Zentral ist außerdem das Problem der zunehmenden Marktkonzentration im wissenschaftlichen Publikationswesen. Dieser Markt wird von einem sich immer weiter verfestigenden Oligopol internationaler Konzerne dominiert, die die Publikations- und Subskriptionskosten in den letzten Jahrzehnten kontinuierlich in die Höhe getrieben haben. Diese Kosten stehen mittlerweile oft in einem enormen Missverhältnis zu den von den Verlagen angebotenen Dienstleistungen.

Hinzu kommt die Tendenz, den gesamten Forschungsprozess zu kommerzialisieren, wobei zunehmend auch Nutzerdaten in fragwürdiger Weise Teil von Geschäftsmodellen werden (die Praktiken des Datentrackings durch Wissenschaftsverlage wurden bereits 2021 von der DFG kritisiert).

Die DVPW begrüßt vor diesem Hintergrund den Ansatz, Transformationsverträge wie z. B. im Rahmen des DEAL-Konsortiums auszuhandeln und erkennt an, dass dies zu transparenteren Vertragsbedingungen und Preisen führen kann. Jedoch ist nicht absehbar, ob mit diesem Ansatz die Open-Access-Transformation im Sinne der Berliner Erklärung gelingen kann.

Der Kommerzialisierung des wissenschaftlichen Arbeits- und Publikationsprozesses muss daher entgegengetreten werden. Dies kann langfristig nur gelingen, wenn die Marktkonzentration eingedämmt wird. Hierzu sollte unterschiedlichen Akteuren ein fairer Marktzugang zu gewährt werden.

Forderungen: Aufrechterhaltung der Vielfalt des Verlagswesens und öffentliche Plattformen

Vor diesem Hintergrund unterstützt die DVPW die Forderungen des Rates der Europäischen Union und von Bund und Ländern, denen zufolge der Kommerzialisierung von öffentlich finanzierten wissenschaftlichen Publikationen entgegengetreten werden muss und nach denen sog. „diamond“ bzw. „scholar led“ Open-Access-Modelle künftig gestärkt werden müssen. Beim Diamond Open Access fallen keine Publikationsgebühren für Autor*innen oder Herausgebende an. Stattdessen werden die Kosten von institutionellen Akteuren wie bspw. Fachgesellschaften, Forschungseinrichtungen und Bibliotheken getragen.

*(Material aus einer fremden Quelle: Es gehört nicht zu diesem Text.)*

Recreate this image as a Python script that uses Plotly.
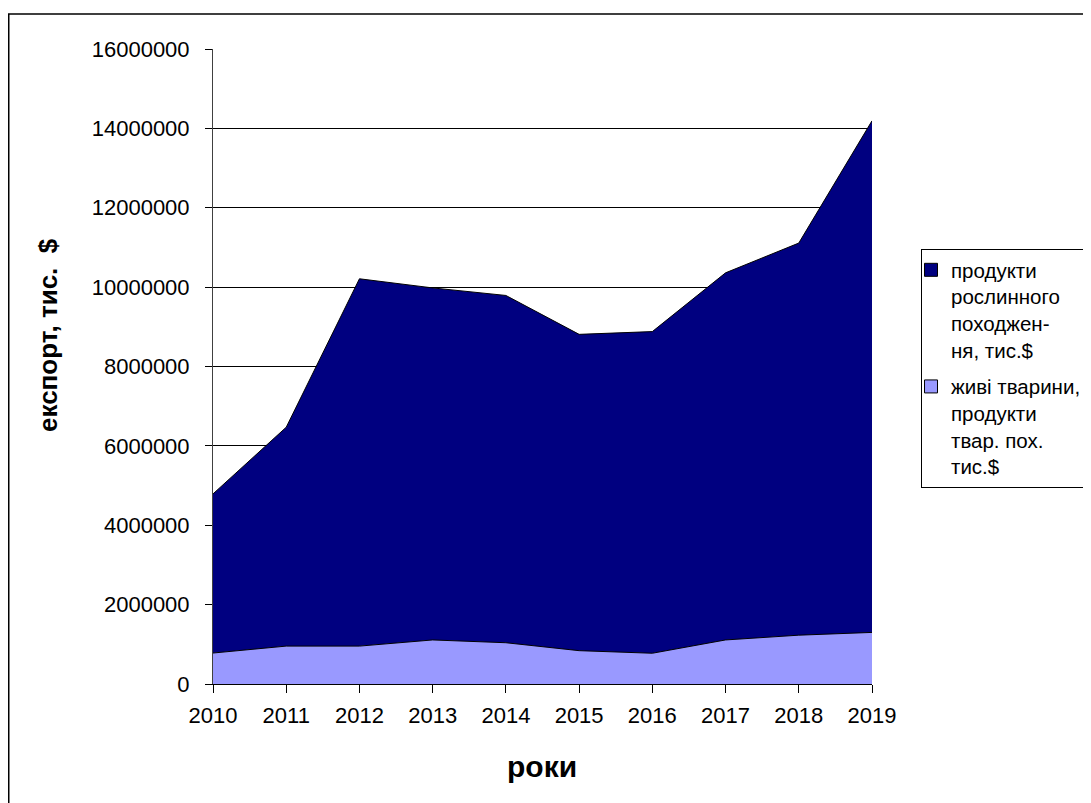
import plotly.graph_objects as go

years = [2010, 2011, 2012, 2013, 2014, 2015, 2016, 2017, 2018, 2019]
# живі тварини, продукти тваринного походження, тис.$
animal = [780000, 955000, 955000, 1110000, 1040000, 840000, 775000, 1110000, 1230000, 1300000]
# продукти рослинного походження, тис.$ (stacked on top)
plant = [4010000, 5515000, 9255000, 8870000, 8750000, 7970000, 8105000, 9250000, 9880000, 12890000]

name_animal = "живі тварини,<br>продукти<br>твар. пох.<br>тис.$"
name_plant = "продукти<br>рослинного<br>походжен-<br>ня, тис.$"
c_animal = "#9999FF"
c_plant = "#000080"

font = "Liberation Sans, Arial, sans-serif"

# page body has an 8px margin; work in paper pixels
L, T, W, H = 205, 41, 659, 635

fig = go.Figure()
fig.add_trace(go.Scatter(
    x=years, y=animal, name=name_animal, stackgroup="one", mode="lines",
    line=dict(color="black", width=1), fillcolor=c_animal, showlegend=False,
))
fig.add_trace(go.Scatter(
    x=years, y=plant, name=name_plant, stackgroup="one", mode="lines",
    line=dict(color="black", width=1), fillcolor=c_plant, showlegend=False,
))
# legend entries with square swatches
fig.add_trace(go.Scatter(
    x=[years[0]], y=[None], name=name_plant, mode="markers", legendgroup="a",
    marker=dict(symbol="square", size=13, color=c_plant, line=dict(color="black", width=1)),
))
fig.add_trace(go.Scatter(
    x=[years[0]], y=[None], name=name_animal, mode="markers", legendgroup="b",
    marker=dict(symbol="square", size=13, color=c_animal, line=dict(color="black", width=1)),
))

def px_x(p):
    return (p - L) / W

def px_y(p):
    return 1 - (p - T) / H

fig.update_layout(
    width=1091, height=803,
    margin=dict(l=L, r=1091 - L - W, t=T, b=803 - T - H, autoexpand=False),
    paper_bgcolor="white", plot_bgcolor="white",
    font=dict(family=font, size=22, color="black"),
    showlegend=True,
    legend=dict(
        x=px_x(913), y=px_y(241), xanchor="left", yanchor="top",
        bordercolor="black", borderwidth=1, bgcolor="white",
        font=dict(size=20.5, family=font), valign="top",
        itemwidth=30, tracegroupgap=7, indentation=-11,
        entrywidth=250, entrywidthmode="pixels",
    ),
    xaxis=dict(
        range=[2010, 2019], tickvals=years, ticktext=[str(y) for y in years],
        showgrid=False, zeroline=False,
        showline=True, linecolor="black", linewidth=1,
        ticks="outside", ticklen=8, tickcolor="black",
        tickfont=dict(size=22, family=font), ticklabelstandoff=4,
    ),
    yaxis=dict(
        range=[0, 16000000], tickvals=list(range(0, 16000001, 2000000)),
        ticktext=[str(v) for v in range(0, 16000001, 2000000)],
        showgrid=True, gridcolor="black", gridwidth=1,
        zeroline=False,
        showline=True, linecolor="#404040", linewidth=1,
        ticks="outside", ticklen=7, tickcolor="black",
        tickfont=dict(size=22, family=font), ticklabelstandoff=11,
    ),
    annotations=[
        dict(text="<b>експорт, тис.  $</b>", textangle=-90, showarrow=False,
             xref="paper", yref="paper", x=px_x(40), y=px_y(327),
             xanchor="center", yanchor="middle", font=dict(size=26, family=font)),
        dict(text="<b>роки</b>", showarrow=False,
             xref="paper", yref="paper", x=px_x(534), y=px_y(758),
             xanchor="center", yanchor="middle", font=dict(size=30, family=font)),
    ],
    shapes=[dict(
        type="rect", xref="paper", yref="paper",
        x0=px_x(0.75), x1=1.6, y0=-0.5, y1=px_y(6),
        line=dict(color="black", width=1.5), fillcolor="rgba(0,0,0,0)", layer="below",
    )],
)

fig.write_html("out.html")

„Diamond Open Access“ in Zusammenarbeit mit unabhängigen Verlagen oder mit nicht-profitorientierten Forschungsinfrastruktureinrichtungen birgt die Chance, Kosten zu reduzieren und die Freiheit sowie die Qualität der Wissenschaft zu stärken. Geschäftsmodelle, in denen Subskriptionsgebühren beibehalten werden und zusätzlich Publikationskosten für das „Freikaufen“ von einzelnen Artikeln im Open Access für die Autor*innen entstehen, lehnt die DVPW entschieden ab. Bibliotheken und andere öffentlich finanzierte Forschungsakteure sollten Verträge, die derartige Geschäftsmodelle beinhalten, nicht mittragen. Die Forschungsförderung soll Finanzierungsmodelle unterstützen, die nachhaltige Rahmenbedingungen für nicht-kommerzielle Plattformen bieten, deren Nutzung sowohl für Autor*innen als auch für Lesende kostenlos ist.

Beschlossen vom Vorstand der DVPW am 06.02.2024.

Diese und andere Stellungnahmen der DVPW finden Sie auch auf dieser Seite.

 

[1]     Während Open Science ein sehr weit gefasstes Konzept ist, das unter anderem den Umgang mit Forschungsdaten und -software einschließt, handelt es sich bei Open Access um ein konkret begrenztes Teilgebiet von Open Science. Unter Open Access wird der freie Zugang zu wissenschaftlicher Literatur im Internet verstanden.

[2]     Dies meint v.a. Lizenzierungskosten, die von Bibliotheken für das Abschließen von Zeitschriftenabonnements entrichtet werden.

[3]     Zu nennen sind hier v.a. Article Processing Charges, die von Autor*innen für die Publikation eines Zeitschriftenartikels in einem Open Access Journal erhoben werden.